How to Short Real Estate & the Housing Market
Inverse ETFs for shorting REITs, the housing market, and mortgage backed securities
Real Estate Inverse ETFs
You can short the real estate market through inverse REIT ETFs:
| ETF | Name | Leverage | Shorts |
|---|---|---|---|
| DRV | Direxion Daily Real Estate Bear 3X | 3x | MSCI US REIT Index |
| SRS | ProShares UltraShort Real Estate | 2x | Dow Jones US Real Estate |
| REK | ProShares Short Real Estate | 1x | Dow Jones US Real Estate |
How to Short Mortgage Backed Securities
Made famous by "The Big Short," shorting mortgage backed securities (MBS) is much harder for retail investors than it was in 2007. Today's options include:
- REIT inverse ETFs: DRV and SRS provide indirect exposure to real estate declines, including mortgage-related REITs
- Bond inverse ETFs: Products like TBT and TMV short long-term Treasuries, which can benefit from rising rates that pressure the housing market
- Put options on REITs: Buy puts on specific REIT stocks or ETFs like VNQ
There is no direct retail ETF that shorts mortgage backed securities specifically. The closest proxy is shorting REIT indices through inverse ETFs.
How to Short the Real Estate Market
The real estate market can be shorted through several approaches:
- REIT inverse ETFs — The simplest approach. Buy DRV, SRS, or REK on any brokerage
- Homebuilder puts — Buy put options on homebuilder stocks (e.g., D.R. Horton, Lennar)
- Short homebuilder ETFs — Short XHB (SPDR Homebuilders ETF) with a margin account
- Rising rate plays — Bond inverse ETFs benefit from rising rates, which pressure housing
When Might Real Estate Shorts Make Sense?

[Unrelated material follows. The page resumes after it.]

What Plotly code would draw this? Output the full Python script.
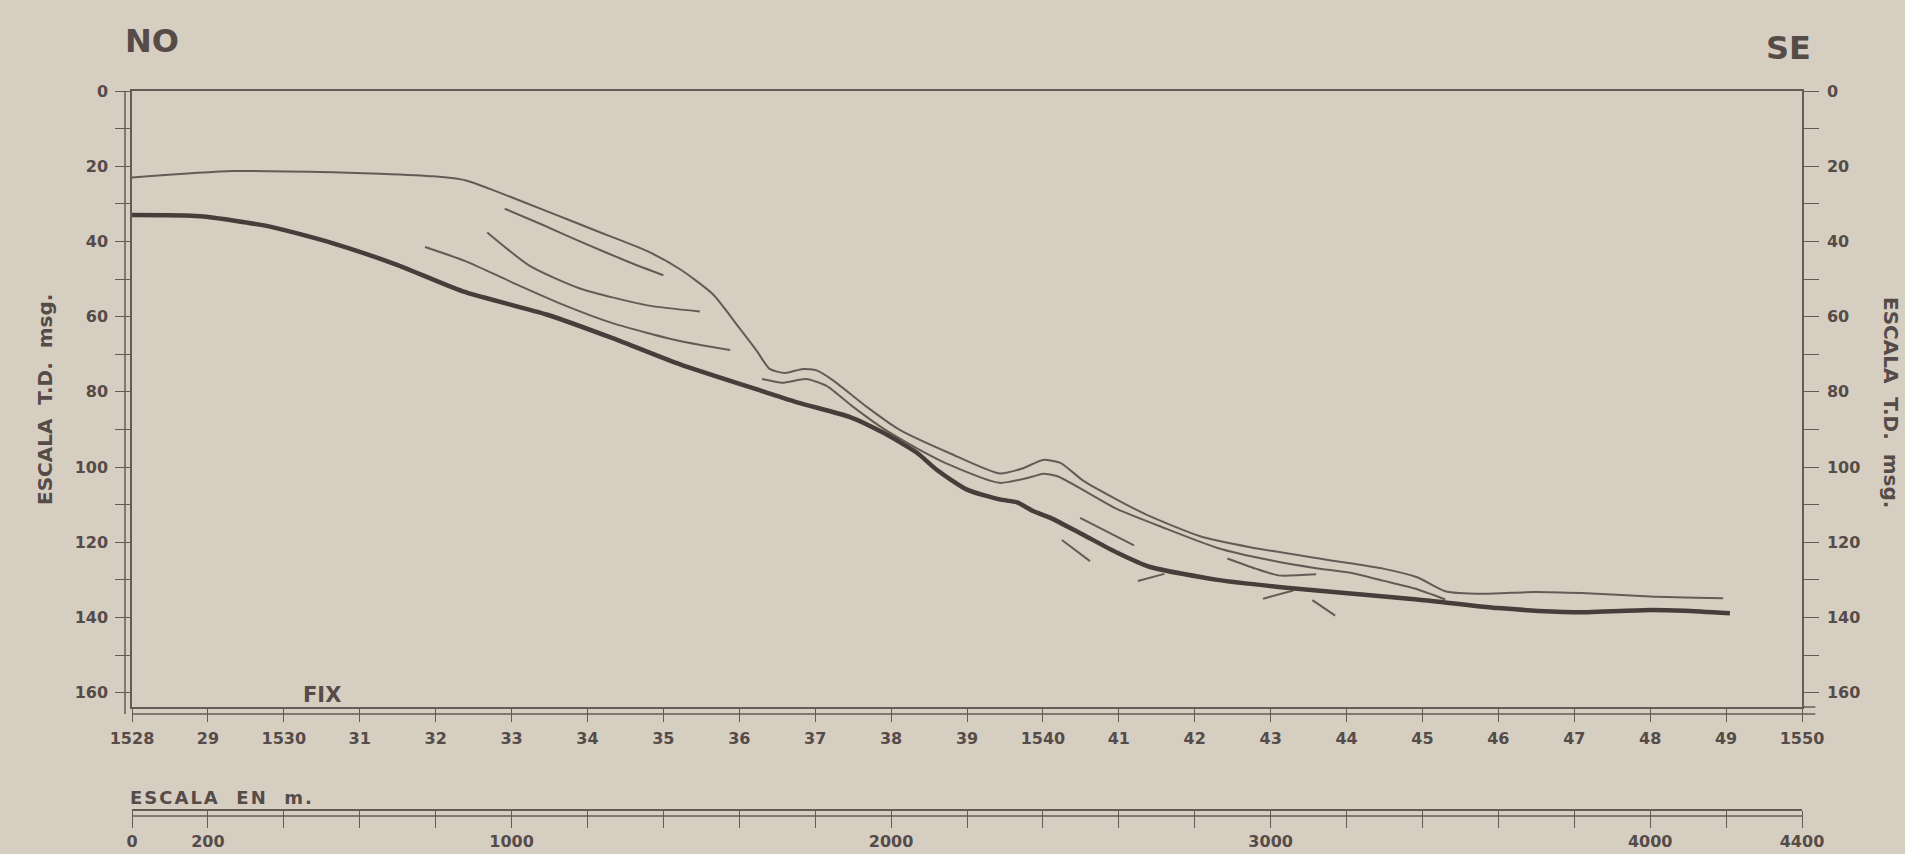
import plotly.graph_objects as go

# Shot-point (fix) numbers along the profile and their printed labels
fix_ticks = list(range(1528, 1551))
fix_labels = ["1528", "29", "1530", "31", "32", "33", "34", "35", "36", "37", "38",
              "39", "1540", "41", "42", "43", "44", "45", "46", "47", "48", "49", "1550"]

# Two-way time scale (ms)
td_ticks = list(range(0, 161, 20))

# Distance scale in metres
meter_ticks = list(range(0, 4401, 200))
meter_shown = {0: "0", 200: "200", 1000: "1000", 2000: "2000",
               3000: "3000", 4000: "4000", 4400: "4400"}
meter_labels = [meter_shown.get(v, "") for v in meter_ticks]

# Sea floor
floor_fix = [1528.0, 1529.33, 1530.65, 1531.27, 1531.97, 1532.4, 1532.8, 1533.47,
             1534.13, 1534.79, 1535.22, 1535.65, 1536.0, 1536.23, 1536.4, 1536.6,
             1536.84, 1537.02, 1537.24, 1537.68, 1538.12, 1538.78, 1539.43, 1539.74,
             1540.0, 1540.23, 1540.53, 1540.98, 1541.4, 1542.07, 1542.73, 1543.6,
             1544.05, 1544.48, 1544.93, 1545.3, 1545.8, 1546.46, 1547.1, 1548.0, 1548.96]
floor_ms = [23.0, 21.3, 21.6, 22.0, 22.7, 23.8, 26.7, 32.0,
            37.3, 42.6, 47.4, 54.0, 63.0, 69.1, 73.9, 75.0,
            73.9, 74.3, 77.0, 84.0, 90.2, 96.4, 101.7, 100.3,
            98.1, 98.9, 103.6, 108.7, 113.0, 118.4, 121.3, 124.2,
            125.6, 127.0, 129.3, 133.0, 133.7, 133.2, 133.5, 134.4, 134.9]

# Reflector just below the sea floor
sub_fix = [1536.3, 1536.57, 1536.88, 1537.15, 1537.5, 1537.9, 1538.34, 1538.78,
           1539.43, 1539.87, 1540.0, 1540.2, 1540.98, 1541.64, 1542.3, 1543.0,
           1543.6, 1544.05, 1544.48, 1544.9, 1545.3]
sub_ms = [76.6, 77.6, 76.6, 78.4, 84.0, 89.8, 95.0, 99.5,
          104.2, 102.5, 101.8, 102.5, 111.2, 116.5, 121.5, 124.8,
          126.9, 128.1, 130.2, 132.3, 135.2]

# Acoustic basement (heavy line)
base_fix = [1528.0, 1528.9, 1529.8, 1530.65, 1531.5, 1532.36, 1533.47, 1534.34,
            1535.22, 1536.3, 1536.8, 1537.46, 1537.9, 1538.34, 1538.6, 1539.0,
            1539.43, 1539.66, 1539.87, 1540.1, 1540.53, 1540.98, 1541.4, 1542.3,
            1543.17, 1544.05, 1544.93, 1546.0, 1547.0, 1548.0, 1548.45, 1549.05]
base_ms = [33.0, 33.3, 36.0, 40.5, 46.3, 53.3, 59.5, 65.8,
           72.7, 79.8, 83.0, 86.7, 90.9, 96.2, 100.7, 106.0,
           108.6, 109.4, 111.7, 113.5, 118.0, 122.8, 126.5, 130.0,
           132.0, 133.6, 135.2, 137.5, 138.6, 138.0, 138.2, 138.9]

# Short internal reflector segments
seg_a_fix = [1532.91, 1533.4, 1533.9, 1534.56, 1535.0]
seg_a_ms = [31.3, 35.5, 40.0, 45.6, 49.0]
seg_b_fix = [1532.68, 1533.24, 1533.9, 1534.79, 1535.48]
seg_b_ms = [37.6, 46.5, 52.5, 57.0, 58.6]
seg_c_fix = [1531.86, 1532.4, 1533.02, 1533.7, 1534.34, 1535.22, 1535.88]
seg_c_ms = [41.5, 45.3, 51.0, 57.0, 61.8, 66.5, 68.9]
seg_d_fix = [1540.49, 1541.2]
seg_d_ms = [113.5, 120.8]
seg_e_fix = [1540.25, 1540.62]
seg_e_ms = [119.4, 125.0]
seg_f_fix = [1541.25, 1541.6]
seg_f_ms = [130.3, 128.4]
seg_g_fix = [1542.43, 1542.8, 1543.1, 1543.6]
seg_g_ms = [124.3, 127.0, 128.8, 128.5]
seg_h_fix = [1542.9, 1543.3]
seg_h_ms = [135.0, 132.8]
seg_i_fix = [1543.55, 1543.85]
seg_i_ms = [135.4, 139.5]

segments = [(seg_a_fix, seg_a_ms), (seg_b_fix, seg_b_ms), (seg_c_fix, seg_c_ms),
            (seg_d_fix, seg_d_ms), (seg_e_fix, seg_e_ms), (seg_f_fix, seg_f_ms),
            (seg_g_fix, seg_g_ms), (seg_h_fix, seg_h_ms), (seg_i_fix, seg_i_ms)]

PAPER = "#d7cec2"
INK = "#554b48"
THIN = "#655b56"
HEAVY = "#473d3a"
FONT = "DejaVu Sans"

W, H = 1905, 854
ML, MR, MT, MB = 132, 103, 91, 45
Y_BOTTOM = 163.8          # time value at the lower edge of the section
AXIS_PX = 707             # pixel row of the fix axis
plot_h = H - MT - MB
plot_w = W - ML - MR
MAIN_LOW = (H - MB - AXIS_PX) / plot_h

fig = go.Figure()

thin_line = dict(color=THIN, width=2, shape="spline", smoothing=0.6)
for fx, ms in segments:
    fig.add_trace(go.Scatter(x=fx, y=ms, mode="lines", line=thin_line,
                             hoverinfo="skip", showlegend=False))

fig.add_trace(go.Scatter(x=floor_fix, y=floor_ms, mode="lines", line=thin_line, showlegend=False))
fig.add_trace(go.Scatter(x=sub_fix, y=sub_ms, mode="lines", line=thin_line, showlegend=False))
fig.add_trace(go.Scatter(x=base_fix, y=base_ms, mode="lines",
                         line=dict(color=HEAVY, width=4.5, shape="spline", smoothing=0.6),
                         showlegend=False))

# Invisible trace that carries the right-hand time axis
fig.add_trace(go.Scatter(x=[1528], y=[0], yaxis="y3", mode="markers",
                         marker=dict(opacity=0), hoverinfo="skip", showlegend=False))
# Invisible trace that carries the metre scale bar
fig.add_trace(go.Scatter(x=[0], y=[0], xaxis="x2", yaxis="y2", mode="markers",
                         marker=dict(opacity=0), hoverinfo="skip", showlegend=False))

tick_font = dict(family=FONT, size=16, color=INK, weight="bold")
axis_common = dict(showgrid=False, zeroline=False, showline=True, automargin=False,
                   linecolor=THIN, linewidth=1.5, tickcolor=THIN, tickwidth=1.3,
                   ticks="outside", tickfont=tick_font)

fig.update_layout(
    width=W, height=H,
    margin=dict(l=ML, r=MR, t=MT, b=MB),
    paper_bgcolor=PAPER, plot_bgcolor=PAPER,
    font=dict(family=FONT, color=INK),
    xaxis=dict(range=[1528, 1550], domain=[0, 1], anchor="y",
               tickvals=fix_ticks, ticktext=fix_labels,
               ticklen=13, mirror=True, ticklabelstandoff=3, **axis_common),
    yaxis=dict(range=[Y_BOTTOM, 0], domain=[MAIN_LOW, 1], anchor="x",
               tickvals=td_ticks, ticklen=15, ticklabelstandoff=4,
               minor=dict(dtick=10, tick0=0, ticks="outside", ticklen=15,
                          tickcolor=THIN, tickwidth=1.3),
               **axis_common),
    yaxis3=dict(range=[Y_BOTTOM, 0], overlaying="y", side="right", anchor="x",
                tickvals=td_ticks, ticklen=15, ticklabelstandoff=5,
                minor=dict(dtick=10, tick0=0, ticks="outside", ticklen=15,
                           tickcolor=THIN, tickwidth=1.3),
                **axis_common),
    xaxis2=dict(range=[0, 4400], domain=[0, 1], anchor="y2",
                tickvals=meter_ticks, ticktext=meter_labels,
                ticklen=17, ticklabelstandoff=0, **axis_common),
    yaxis2=dict(domain=[0, 0.001], range=[0, 1], visible=False, anchor="x2",
                automargin=False),
)

line_style = dict(color=THIN, width=1.5)
fig.update_layout(shapes=[
    # double line under the fix axis, running slightly past the right border
    dict(type="line", xref="paper", x0=0, x1=1.008, yref="y domain", ysizemode="pixel",
         yanchor=0, y0=-7, y1=-7, line=line_style),
    dict(type="line", xref="paper", x0=1, x1=1.008, yref="y domain", ysizemode="pixel",
         yanchor=0, y0=0, y1=0, line=line_style),
    # double line beside the left time axis
    dict(type="line", xref="x domain", xsizemode="pixel", xanchor=0, x0=-7, x1=-7,
         yref="y domain", y0=-0.0114, y1=1, line=line_style),
    # double line of the metre scale bar
    dict(type="line", xref="paper", x0=0, x1=1, yref="y2 domain", ysizemode="pixel",
         yanchor=0, y0=-7, y1=-7, line=line_style),
])


def px_x(px):
    return (px - ML) / plot_w


def px_y(py):
    return (H - MB - py) / plot_h


def label(text, x, y, size, angle=0, xref="paper", yref="paper", xanchor="center"):
    fig.add_annotation(text=text, xref=xref, yref=yref, x=x, y=y, textangle=angle,
                       xanchor=xanchor, yanchor="middle", showarrow=False,
                       font=dict(family=FONT, size=size, color=INK, weight="bold"))


label("NO", px_x(152), px_y(41), 32)
label("SE", px_x(1788), px_y(48), 32)
label("ESCALA  T.D.  msg.", px_x(45), px_y(400), 20, angle=-90)
label("ESCALA  T.D.  msg.", px_x(1891), px_y(402), 20, angle=90)
label("FIX", 1530.5, 160.6, 21, xref="x", yref="y")
label('<span style="letter-spacing:2px">ESCALA  EN  m.</span>', px_x(128), px_y(797), 18,
      xanchor="left")

fig.write_html("out.html")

- Rising interest rates making mortgages more expensive
- Overvalued housing markets with declining affordability
- Increasing vacancy rates in commercial real estate
- Weakening economic conditions affecting property demand
Remember: real estate markets move slowly compared to stocks. Short-term inverse ETFs may not be ideal for long-term real estate bearish views due to leverage decay.